== Data extract
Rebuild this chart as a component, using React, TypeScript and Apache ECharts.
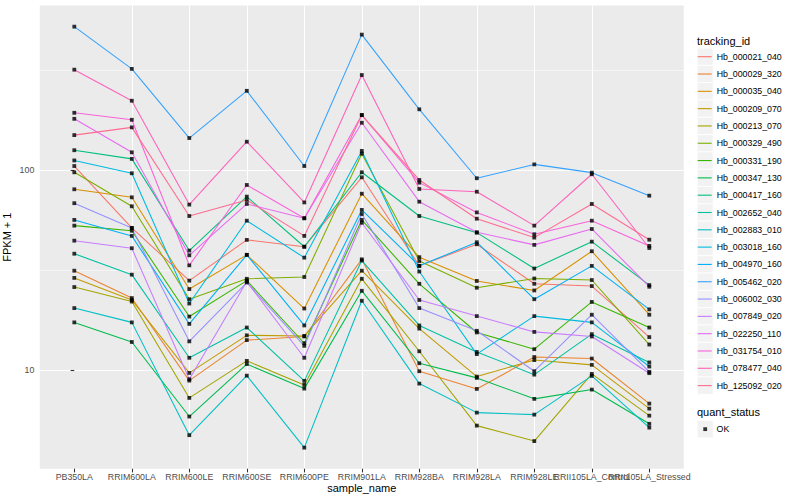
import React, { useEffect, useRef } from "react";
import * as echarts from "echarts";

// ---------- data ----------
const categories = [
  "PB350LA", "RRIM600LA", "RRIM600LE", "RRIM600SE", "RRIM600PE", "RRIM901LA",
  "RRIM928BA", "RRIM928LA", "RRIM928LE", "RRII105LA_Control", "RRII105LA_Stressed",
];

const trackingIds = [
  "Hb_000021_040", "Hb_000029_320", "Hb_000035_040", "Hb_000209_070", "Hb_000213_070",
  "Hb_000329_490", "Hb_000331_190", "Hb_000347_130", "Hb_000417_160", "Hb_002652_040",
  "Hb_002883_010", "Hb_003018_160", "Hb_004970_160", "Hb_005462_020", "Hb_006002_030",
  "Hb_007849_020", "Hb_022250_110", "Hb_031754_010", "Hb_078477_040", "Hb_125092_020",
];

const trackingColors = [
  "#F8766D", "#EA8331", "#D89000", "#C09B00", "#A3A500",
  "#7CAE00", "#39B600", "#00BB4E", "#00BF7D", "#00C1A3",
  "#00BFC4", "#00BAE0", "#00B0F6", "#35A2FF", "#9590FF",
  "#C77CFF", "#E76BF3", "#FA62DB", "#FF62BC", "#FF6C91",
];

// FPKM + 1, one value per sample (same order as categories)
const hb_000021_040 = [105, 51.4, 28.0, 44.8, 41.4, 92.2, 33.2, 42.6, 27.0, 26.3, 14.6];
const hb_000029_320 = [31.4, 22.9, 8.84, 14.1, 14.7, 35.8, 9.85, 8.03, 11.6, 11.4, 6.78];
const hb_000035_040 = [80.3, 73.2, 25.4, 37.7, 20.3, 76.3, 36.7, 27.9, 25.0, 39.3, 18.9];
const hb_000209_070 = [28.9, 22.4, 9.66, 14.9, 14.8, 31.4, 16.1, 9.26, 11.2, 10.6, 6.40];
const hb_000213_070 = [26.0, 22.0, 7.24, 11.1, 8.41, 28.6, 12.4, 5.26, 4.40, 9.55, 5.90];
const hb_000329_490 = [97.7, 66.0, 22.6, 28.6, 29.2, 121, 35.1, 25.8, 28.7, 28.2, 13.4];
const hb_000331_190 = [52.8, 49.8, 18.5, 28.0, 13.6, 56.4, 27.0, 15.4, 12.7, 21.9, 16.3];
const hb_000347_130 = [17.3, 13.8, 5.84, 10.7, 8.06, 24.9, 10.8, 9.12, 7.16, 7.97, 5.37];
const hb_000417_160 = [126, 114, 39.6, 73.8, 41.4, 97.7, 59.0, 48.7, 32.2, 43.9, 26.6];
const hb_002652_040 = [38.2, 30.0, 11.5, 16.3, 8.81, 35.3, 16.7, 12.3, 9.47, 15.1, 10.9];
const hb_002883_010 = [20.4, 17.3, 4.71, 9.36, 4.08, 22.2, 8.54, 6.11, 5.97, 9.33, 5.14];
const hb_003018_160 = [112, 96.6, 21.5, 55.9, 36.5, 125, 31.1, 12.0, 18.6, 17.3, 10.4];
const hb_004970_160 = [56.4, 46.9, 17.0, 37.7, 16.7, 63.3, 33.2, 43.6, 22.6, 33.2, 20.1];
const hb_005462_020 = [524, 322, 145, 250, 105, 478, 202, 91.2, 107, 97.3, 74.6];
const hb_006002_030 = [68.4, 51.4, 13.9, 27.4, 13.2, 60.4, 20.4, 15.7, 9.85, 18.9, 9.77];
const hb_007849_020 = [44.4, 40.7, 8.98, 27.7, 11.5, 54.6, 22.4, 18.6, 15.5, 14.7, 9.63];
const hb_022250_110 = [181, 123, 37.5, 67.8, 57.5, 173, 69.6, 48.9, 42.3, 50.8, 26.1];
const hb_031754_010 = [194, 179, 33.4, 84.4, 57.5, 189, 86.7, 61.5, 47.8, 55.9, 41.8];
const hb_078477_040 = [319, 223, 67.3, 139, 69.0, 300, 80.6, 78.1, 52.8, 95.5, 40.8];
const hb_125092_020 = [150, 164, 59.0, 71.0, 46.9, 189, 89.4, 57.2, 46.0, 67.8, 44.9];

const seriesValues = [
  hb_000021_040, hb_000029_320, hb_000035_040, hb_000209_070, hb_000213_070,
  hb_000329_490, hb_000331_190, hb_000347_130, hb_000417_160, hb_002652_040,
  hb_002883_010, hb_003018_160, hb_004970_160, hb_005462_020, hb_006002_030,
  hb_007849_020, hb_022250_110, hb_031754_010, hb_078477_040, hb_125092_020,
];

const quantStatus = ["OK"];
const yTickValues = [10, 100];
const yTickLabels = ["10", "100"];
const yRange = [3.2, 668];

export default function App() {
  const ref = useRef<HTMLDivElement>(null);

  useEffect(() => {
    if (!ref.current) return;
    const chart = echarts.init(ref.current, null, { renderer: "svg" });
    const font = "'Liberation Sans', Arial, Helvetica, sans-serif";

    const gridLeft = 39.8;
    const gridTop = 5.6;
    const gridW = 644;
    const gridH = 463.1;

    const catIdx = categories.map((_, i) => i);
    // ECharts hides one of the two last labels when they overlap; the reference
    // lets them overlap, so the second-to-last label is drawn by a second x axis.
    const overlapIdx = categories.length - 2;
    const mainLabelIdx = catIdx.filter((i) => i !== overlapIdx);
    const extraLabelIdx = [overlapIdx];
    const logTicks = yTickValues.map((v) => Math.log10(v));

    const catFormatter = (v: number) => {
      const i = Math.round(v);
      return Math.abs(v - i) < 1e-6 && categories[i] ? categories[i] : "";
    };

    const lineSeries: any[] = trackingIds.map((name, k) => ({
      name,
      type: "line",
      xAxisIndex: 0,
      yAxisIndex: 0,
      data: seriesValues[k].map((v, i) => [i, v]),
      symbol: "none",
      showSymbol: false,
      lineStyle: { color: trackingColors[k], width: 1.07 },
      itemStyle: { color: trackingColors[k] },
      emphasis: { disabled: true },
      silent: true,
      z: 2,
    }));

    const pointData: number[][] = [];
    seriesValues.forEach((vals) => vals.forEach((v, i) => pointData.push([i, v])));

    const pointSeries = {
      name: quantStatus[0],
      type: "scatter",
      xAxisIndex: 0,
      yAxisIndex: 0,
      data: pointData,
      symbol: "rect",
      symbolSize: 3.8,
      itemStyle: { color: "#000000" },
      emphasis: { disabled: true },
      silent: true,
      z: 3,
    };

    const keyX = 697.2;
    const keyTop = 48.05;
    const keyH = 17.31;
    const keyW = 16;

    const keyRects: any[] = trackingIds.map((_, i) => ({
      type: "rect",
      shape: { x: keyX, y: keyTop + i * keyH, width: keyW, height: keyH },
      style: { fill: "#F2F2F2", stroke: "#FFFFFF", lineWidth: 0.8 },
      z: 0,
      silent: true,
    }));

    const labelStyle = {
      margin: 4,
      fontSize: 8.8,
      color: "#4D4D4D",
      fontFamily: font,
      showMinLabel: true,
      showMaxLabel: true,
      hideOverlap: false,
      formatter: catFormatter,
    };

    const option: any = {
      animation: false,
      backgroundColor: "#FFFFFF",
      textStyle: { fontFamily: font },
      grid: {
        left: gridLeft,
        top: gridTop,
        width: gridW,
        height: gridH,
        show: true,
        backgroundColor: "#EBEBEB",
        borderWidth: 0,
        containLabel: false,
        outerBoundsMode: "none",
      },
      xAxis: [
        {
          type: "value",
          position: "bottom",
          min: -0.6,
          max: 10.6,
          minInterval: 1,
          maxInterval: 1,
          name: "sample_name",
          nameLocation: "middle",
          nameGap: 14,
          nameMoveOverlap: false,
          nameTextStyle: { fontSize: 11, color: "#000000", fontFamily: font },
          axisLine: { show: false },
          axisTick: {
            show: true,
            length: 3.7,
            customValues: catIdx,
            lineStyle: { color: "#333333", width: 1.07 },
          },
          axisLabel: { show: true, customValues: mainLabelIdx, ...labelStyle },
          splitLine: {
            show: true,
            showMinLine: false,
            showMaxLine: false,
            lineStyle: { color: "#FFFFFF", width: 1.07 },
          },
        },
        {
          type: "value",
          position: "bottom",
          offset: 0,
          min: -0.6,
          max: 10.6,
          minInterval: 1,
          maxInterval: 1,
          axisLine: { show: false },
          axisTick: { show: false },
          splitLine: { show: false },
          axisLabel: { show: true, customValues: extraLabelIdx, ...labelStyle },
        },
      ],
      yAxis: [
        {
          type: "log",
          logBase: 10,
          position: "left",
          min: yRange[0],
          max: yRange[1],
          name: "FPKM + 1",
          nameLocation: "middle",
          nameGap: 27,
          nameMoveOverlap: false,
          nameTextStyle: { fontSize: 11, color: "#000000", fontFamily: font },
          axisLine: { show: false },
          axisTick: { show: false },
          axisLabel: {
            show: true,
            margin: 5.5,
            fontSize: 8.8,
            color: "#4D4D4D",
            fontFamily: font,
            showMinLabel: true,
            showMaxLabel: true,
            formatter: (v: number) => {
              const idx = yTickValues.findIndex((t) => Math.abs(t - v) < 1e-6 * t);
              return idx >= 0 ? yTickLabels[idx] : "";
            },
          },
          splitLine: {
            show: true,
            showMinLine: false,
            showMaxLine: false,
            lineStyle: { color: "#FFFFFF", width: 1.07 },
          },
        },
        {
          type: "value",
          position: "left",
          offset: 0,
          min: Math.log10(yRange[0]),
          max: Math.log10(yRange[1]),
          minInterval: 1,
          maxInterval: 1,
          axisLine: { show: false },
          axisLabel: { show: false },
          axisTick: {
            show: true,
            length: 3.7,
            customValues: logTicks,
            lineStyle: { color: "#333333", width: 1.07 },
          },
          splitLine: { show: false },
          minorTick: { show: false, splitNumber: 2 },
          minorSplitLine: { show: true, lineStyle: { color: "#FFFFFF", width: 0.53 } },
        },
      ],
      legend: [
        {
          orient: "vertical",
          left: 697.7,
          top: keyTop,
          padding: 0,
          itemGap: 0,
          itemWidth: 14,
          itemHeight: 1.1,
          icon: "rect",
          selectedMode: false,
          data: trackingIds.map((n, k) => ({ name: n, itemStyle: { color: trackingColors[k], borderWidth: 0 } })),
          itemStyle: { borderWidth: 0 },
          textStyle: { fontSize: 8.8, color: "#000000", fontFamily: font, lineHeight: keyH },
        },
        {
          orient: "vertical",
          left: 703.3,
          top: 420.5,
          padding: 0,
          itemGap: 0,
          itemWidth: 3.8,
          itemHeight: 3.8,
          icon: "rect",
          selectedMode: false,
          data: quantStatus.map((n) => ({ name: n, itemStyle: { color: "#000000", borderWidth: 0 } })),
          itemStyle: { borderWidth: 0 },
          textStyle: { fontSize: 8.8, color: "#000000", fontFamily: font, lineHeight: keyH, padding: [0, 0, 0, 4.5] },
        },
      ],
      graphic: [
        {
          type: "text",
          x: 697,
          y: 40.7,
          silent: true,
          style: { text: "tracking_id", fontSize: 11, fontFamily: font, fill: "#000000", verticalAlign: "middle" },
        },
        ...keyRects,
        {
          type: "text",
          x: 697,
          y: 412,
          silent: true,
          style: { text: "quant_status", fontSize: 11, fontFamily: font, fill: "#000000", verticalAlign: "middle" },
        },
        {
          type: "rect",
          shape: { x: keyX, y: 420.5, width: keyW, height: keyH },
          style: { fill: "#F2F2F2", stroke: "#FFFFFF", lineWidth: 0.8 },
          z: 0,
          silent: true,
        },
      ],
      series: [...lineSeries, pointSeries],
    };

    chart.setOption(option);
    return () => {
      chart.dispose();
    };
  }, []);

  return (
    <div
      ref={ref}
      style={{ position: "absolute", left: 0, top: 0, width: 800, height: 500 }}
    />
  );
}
====
Every line from the top of the material above through the line with "import * as" should be duplicated exactly, please; leave out the pictures.

Rebuild this chart as a component, using React, TypeScript and Apache ECharts.
import React, { useEffect, useRef } from "react";
import * as echarts from "echarts";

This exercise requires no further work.